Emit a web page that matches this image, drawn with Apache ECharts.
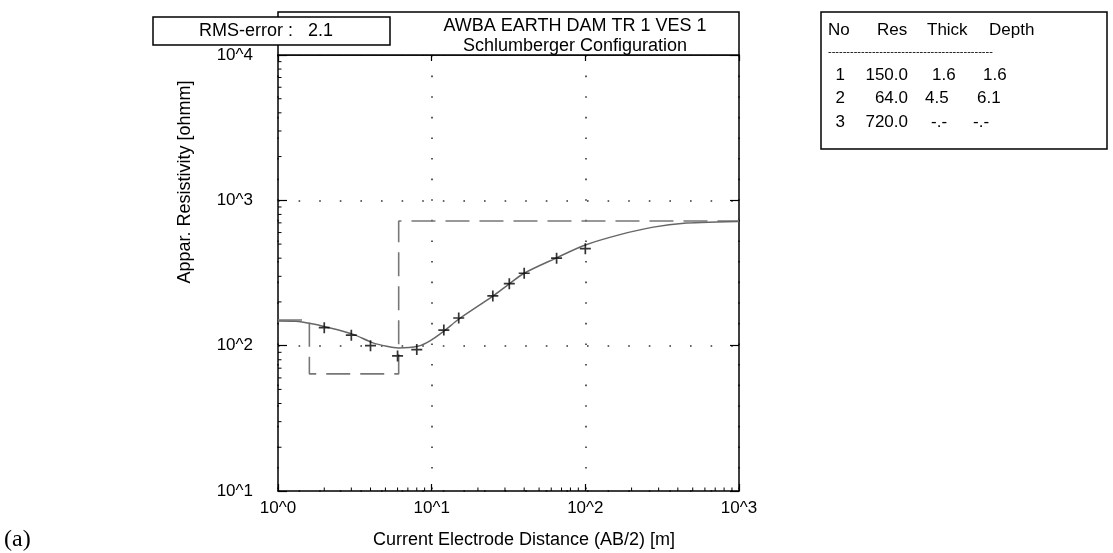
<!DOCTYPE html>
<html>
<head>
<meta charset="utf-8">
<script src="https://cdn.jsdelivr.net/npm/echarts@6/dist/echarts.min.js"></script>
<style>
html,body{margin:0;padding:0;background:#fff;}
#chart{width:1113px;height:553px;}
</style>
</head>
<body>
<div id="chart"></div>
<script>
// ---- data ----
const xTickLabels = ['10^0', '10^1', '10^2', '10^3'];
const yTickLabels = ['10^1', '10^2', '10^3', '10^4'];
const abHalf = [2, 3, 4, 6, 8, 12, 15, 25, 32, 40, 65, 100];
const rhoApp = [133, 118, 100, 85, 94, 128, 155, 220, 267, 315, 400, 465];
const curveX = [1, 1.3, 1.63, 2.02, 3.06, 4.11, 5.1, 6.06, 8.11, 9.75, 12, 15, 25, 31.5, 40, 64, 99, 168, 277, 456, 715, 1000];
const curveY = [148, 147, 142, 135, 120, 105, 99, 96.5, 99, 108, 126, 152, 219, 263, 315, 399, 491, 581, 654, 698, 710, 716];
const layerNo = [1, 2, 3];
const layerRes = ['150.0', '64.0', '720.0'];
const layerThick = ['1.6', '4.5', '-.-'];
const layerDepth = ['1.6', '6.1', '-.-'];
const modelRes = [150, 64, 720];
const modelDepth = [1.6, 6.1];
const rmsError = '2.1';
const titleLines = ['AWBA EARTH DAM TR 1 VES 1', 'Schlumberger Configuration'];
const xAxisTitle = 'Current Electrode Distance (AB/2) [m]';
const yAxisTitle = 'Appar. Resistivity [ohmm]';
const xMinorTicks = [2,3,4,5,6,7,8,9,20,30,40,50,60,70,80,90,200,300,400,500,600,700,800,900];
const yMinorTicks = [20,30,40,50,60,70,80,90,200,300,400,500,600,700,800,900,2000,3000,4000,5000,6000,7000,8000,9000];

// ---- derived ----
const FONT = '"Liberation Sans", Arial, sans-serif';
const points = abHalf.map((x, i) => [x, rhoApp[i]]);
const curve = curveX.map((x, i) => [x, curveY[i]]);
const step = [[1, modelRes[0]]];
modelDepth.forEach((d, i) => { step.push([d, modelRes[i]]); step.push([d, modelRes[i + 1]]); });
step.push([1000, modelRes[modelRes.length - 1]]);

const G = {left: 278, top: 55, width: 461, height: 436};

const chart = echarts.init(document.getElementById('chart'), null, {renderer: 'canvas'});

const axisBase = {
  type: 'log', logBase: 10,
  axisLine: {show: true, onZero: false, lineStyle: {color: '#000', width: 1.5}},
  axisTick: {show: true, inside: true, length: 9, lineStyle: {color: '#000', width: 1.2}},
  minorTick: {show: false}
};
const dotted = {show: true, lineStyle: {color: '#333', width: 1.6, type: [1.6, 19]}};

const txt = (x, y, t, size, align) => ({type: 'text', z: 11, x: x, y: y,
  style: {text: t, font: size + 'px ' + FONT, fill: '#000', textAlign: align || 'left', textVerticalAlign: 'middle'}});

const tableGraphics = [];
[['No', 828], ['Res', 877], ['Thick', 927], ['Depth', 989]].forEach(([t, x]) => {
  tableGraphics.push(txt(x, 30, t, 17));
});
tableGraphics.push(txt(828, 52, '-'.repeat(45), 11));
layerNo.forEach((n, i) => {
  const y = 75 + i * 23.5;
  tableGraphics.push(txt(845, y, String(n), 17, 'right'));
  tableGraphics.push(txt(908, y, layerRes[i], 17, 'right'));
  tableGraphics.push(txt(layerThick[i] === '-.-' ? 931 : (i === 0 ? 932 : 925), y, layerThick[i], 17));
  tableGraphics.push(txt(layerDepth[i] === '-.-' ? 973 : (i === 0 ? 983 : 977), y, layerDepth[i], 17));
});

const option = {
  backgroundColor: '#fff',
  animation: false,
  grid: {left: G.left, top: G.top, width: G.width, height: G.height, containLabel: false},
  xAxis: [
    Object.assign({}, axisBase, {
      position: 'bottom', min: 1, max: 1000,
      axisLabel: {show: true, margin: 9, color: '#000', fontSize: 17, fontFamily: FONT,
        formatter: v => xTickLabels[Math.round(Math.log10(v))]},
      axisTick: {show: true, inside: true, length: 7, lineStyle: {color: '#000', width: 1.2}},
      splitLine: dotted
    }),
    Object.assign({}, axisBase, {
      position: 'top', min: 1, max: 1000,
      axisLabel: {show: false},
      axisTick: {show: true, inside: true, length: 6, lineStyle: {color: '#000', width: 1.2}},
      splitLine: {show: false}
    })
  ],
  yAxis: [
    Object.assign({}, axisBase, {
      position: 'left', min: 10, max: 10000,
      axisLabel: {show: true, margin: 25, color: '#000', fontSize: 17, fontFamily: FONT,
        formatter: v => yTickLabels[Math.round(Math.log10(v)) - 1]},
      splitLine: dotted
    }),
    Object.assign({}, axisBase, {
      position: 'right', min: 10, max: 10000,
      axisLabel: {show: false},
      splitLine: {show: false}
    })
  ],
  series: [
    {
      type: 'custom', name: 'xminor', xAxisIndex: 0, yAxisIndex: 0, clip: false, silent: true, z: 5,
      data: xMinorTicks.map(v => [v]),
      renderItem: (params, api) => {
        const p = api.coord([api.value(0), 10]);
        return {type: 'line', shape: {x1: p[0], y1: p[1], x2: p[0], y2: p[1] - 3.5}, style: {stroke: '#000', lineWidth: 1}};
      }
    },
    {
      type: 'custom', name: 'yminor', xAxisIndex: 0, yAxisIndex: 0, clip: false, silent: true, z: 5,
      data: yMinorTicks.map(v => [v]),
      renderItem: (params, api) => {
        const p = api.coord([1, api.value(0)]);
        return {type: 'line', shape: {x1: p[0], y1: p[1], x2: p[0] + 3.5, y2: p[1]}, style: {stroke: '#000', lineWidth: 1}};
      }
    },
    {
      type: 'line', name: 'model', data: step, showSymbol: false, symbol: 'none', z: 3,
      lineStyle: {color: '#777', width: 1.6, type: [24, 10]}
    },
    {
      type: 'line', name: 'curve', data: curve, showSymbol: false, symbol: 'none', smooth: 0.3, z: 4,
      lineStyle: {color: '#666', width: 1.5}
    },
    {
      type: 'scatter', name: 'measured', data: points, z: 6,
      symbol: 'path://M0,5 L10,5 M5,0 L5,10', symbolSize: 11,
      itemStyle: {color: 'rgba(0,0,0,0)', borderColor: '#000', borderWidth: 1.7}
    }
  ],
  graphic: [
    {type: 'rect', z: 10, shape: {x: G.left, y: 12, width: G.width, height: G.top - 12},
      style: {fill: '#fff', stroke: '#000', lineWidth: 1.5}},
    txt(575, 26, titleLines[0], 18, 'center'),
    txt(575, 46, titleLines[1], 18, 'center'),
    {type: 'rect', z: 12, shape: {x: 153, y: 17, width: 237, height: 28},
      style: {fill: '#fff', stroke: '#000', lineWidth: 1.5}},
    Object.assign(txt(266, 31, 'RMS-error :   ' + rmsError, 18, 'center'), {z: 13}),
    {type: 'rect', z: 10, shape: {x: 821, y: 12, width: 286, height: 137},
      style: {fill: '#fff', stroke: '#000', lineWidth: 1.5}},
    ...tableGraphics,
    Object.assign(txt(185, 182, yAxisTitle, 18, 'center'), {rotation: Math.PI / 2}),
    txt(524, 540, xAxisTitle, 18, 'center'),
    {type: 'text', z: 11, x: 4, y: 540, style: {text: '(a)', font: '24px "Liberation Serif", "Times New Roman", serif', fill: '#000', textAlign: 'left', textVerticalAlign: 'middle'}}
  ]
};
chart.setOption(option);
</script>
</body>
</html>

****************

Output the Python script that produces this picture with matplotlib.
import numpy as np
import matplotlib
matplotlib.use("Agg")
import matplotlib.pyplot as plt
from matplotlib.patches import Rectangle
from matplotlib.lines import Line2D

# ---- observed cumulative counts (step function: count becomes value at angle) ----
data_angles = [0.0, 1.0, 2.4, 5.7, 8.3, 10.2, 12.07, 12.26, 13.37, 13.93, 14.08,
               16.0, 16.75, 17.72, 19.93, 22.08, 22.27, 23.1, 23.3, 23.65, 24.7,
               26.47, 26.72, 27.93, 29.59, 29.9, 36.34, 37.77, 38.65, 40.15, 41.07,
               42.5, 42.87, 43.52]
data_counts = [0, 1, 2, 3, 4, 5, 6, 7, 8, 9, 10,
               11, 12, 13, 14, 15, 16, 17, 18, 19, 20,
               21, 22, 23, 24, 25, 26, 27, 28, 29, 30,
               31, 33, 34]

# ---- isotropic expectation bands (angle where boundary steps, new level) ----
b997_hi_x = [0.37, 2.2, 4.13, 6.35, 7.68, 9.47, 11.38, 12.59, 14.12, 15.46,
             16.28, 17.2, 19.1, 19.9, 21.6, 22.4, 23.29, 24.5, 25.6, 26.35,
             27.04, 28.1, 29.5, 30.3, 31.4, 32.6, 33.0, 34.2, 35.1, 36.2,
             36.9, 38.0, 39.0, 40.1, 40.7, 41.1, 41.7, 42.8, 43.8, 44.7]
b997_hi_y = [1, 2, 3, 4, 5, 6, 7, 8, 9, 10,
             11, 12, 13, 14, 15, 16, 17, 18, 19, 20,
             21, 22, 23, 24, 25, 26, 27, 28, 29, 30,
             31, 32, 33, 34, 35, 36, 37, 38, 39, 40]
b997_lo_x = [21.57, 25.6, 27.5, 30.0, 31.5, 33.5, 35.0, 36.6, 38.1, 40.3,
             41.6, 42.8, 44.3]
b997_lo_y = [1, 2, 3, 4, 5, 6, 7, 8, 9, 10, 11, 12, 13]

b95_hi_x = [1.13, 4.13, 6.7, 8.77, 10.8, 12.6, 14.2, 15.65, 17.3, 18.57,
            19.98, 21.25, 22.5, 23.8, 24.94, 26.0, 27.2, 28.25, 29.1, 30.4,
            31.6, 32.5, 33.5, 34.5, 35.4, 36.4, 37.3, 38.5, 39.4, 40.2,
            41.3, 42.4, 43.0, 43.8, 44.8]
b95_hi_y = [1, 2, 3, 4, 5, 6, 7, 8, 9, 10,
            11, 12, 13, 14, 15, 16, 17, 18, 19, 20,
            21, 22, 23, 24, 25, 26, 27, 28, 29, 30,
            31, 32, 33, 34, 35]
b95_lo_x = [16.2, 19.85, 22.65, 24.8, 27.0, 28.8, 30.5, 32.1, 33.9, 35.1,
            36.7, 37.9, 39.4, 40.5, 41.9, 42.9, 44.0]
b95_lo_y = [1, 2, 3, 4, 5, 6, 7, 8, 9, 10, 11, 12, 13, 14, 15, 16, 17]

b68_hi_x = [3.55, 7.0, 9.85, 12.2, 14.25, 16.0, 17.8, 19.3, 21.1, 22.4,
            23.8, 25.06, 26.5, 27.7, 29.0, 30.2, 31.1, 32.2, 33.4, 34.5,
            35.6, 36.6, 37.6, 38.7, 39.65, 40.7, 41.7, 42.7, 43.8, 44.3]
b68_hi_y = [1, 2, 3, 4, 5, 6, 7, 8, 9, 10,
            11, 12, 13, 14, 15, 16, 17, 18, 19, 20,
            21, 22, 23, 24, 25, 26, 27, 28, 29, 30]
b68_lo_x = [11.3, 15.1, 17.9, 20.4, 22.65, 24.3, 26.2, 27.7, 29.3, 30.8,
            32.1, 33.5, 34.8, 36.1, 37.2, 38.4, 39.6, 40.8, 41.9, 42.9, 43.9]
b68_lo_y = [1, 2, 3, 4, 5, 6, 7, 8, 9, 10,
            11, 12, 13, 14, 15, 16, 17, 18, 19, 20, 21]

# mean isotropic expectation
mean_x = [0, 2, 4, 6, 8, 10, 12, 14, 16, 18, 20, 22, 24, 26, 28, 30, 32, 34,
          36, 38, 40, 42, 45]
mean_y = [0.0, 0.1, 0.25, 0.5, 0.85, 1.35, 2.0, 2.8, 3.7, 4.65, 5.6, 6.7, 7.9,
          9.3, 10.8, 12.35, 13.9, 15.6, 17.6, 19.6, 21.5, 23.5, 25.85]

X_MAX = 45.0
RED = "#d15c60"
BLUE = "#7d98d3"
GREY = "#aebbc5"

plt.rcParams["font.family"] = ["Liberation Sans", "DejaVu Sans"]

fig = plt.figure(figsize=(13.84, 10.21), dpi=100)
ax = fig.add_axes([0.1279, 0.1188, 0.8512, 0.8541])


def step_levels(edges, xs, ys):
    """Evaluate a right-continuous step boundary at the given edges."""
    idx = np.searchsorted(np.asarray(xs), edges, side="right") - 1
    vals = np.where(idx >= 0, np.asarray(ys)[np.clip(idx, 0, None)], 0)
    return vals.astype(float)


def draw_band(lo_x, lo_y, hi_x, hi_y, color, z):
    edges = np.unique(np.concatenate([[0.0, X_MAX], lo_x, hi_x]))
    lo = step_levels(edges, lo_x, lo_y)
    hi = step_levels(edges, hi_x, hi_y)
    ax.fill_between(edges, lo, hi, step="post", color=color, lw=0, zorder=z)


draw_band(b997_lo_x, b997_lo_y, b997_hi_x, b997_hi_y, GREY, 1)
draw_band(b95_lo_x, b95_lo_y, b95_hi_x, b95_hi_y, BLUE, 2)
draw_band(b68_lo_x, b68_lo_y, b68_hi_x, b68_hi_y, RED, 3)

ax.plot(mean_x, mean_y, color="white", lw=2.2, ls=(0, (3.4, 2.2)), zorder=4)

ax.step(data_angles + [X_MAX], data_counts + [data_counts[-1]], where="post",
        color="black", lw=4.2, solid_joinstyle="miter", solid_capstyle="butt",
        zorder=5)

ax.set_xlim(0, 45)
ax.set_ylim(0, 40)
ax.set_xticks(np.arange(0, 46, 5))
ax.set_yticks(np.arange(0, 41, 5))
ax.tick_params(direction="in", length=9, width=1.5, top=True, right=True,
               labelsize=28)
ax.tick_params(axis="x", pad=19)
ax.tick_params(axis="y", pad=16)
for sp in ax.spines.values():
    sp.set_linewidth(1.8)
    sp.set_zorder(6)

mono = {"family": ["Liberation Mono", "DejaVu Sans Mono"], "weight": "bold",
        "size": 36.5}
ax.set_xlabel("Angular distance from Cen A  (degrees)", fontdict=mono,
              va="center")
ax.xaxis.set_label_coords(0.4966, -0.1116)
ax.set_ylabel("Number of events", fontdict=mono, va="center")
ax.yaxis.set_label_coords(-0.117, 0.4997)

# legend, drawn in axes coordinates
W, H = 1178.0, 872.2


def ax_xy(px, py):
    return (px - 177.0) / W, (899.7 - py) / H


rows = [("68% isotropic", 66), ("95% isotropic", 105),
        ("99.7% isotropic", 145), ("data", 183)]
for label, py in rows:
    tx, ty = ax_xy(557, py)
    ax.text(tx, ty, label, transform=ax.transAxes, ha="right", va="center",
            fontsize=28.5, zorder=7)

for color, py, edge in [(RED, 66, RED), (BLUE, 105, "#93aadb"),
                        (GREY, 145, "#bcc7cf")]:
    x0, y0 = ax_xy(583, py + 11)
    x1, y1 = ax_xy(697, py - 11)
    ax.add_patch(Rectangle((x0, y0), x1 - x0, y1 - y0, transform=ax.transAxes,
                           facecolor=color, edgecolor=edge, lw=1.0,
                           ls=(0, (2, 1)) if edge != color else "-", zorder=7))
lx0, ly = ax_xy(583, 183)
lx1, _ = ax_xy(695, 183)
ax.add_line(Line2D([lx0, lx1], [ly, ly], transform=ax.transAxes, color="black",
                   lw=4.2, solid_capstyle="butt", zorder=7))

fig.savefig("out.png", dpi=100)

****************

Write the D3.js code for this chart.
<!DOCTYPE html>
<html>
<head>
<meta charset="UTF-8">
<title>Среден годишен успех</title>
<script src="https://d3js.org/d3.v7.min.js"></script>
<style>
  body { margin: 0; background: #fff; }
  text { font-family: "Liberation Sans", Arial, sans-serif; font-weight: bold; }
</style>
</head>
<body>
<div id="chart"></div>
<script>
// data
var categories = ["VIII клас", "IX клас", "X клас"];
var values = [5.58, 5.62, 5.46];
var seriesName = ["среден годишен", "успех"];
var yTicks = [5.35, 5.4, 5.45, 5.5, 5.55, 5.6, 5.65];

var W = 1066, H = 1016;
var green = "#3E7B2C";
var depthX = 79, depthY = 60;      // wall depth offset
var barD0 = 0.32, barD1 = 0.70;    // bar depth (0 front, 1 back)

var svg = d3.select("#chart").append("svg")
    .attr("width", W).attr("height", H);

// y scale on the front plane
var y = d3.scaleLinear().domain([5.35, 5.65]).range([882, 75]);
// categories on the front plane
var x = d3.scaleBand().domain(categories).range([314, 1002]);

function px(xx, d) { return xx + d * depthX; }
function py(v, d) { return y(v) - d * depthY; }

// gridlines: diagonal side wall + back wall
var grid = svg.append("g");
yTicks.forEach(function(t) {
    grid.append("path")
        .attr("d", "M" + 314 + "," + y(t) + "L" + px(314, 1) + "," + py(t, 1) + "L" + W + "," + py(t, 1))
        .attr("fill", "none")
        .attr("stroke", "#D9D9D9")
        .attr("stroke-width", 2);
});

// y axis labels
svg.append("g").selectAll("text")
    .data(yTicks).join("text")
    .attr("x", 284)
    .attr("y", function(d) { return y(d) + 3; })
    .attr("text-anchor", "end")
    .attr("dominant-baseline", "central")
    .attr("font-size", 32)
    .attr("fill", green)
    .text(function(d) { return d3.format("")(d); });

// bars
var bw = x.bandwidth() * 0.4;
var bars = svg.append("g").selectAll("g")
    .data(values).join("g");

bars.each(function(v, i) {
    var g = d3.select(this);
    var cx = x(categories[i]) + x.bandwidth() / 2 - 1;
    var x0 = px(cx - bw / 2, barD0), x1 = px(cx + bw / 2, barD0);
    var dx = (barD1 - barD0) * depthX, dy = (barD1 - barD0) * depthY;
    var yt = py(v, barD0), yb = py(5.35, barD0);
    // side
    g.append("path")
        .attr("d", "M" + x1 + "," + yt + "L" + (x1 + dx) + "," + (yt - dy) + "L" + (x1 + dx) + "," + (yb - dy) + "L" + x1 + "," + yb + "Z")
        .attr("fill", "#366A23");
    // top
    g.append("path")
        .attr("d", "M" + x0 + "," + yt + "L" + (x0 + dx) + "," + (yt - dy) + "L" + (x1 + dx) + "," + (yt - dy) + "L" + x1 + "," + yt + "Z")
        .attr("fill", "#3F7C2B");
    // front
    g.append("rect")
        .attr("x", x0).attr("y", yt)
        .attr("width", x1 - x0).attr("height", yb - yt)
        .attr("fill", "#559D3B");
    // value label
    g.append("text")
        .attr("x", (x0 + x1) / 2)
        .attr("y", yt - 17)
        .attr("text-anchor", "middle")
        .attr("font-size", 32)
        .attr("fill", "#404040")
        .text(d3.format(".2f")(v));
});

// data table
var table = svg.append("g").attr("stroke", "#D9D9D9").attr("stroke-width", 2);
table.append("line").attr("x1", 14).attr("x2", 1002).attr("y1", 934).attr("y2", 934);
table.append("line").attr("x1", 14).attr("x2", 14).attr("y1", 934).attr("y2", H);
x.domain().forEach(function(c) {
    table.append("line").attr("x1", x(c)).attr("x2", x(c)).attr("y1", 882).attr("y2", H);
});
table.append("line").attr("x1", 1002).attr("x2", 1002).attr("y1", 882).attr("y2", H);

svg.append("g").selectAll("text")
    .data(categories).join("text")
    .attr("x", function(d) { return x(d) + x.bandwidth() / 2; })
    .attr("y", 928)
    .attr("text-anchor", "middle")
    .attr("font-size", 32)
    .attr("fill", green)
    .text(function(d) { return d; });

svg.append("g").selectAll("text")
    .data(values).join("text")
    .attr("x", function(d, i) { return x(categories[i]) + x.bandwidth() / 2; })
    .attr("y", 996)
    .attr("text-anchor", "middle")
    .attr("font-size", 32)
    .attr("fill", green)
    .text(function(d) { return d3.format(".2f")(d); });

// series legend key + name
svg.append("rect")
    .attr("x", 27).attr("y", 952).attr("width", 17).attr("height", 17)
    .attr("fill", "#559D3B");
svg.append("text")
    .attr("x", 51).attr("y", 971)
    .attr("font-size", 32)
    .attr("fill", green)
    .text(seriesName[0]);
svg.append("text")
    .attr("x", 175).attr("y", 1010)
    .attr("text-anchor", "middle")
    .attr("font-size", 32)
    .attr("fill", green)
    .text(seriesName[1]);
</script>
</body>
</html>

****************

- [TASK INSTRUCTIONS]: Repeat these lines exactly and nothing more: the one containing "Output the Python", the one containing "from matplotlib.lines import Line2D", and all the lines between.

- [COMPLETED TASK]:
Output the Python script that produces this picture with matplotlib.
import numpy as np
import matplotlib
matplotlib.use("Agg")
import matplotlib.pyplot as plt
from matplotlib.patches import Rectangle
from matplotlib.lines import Line2D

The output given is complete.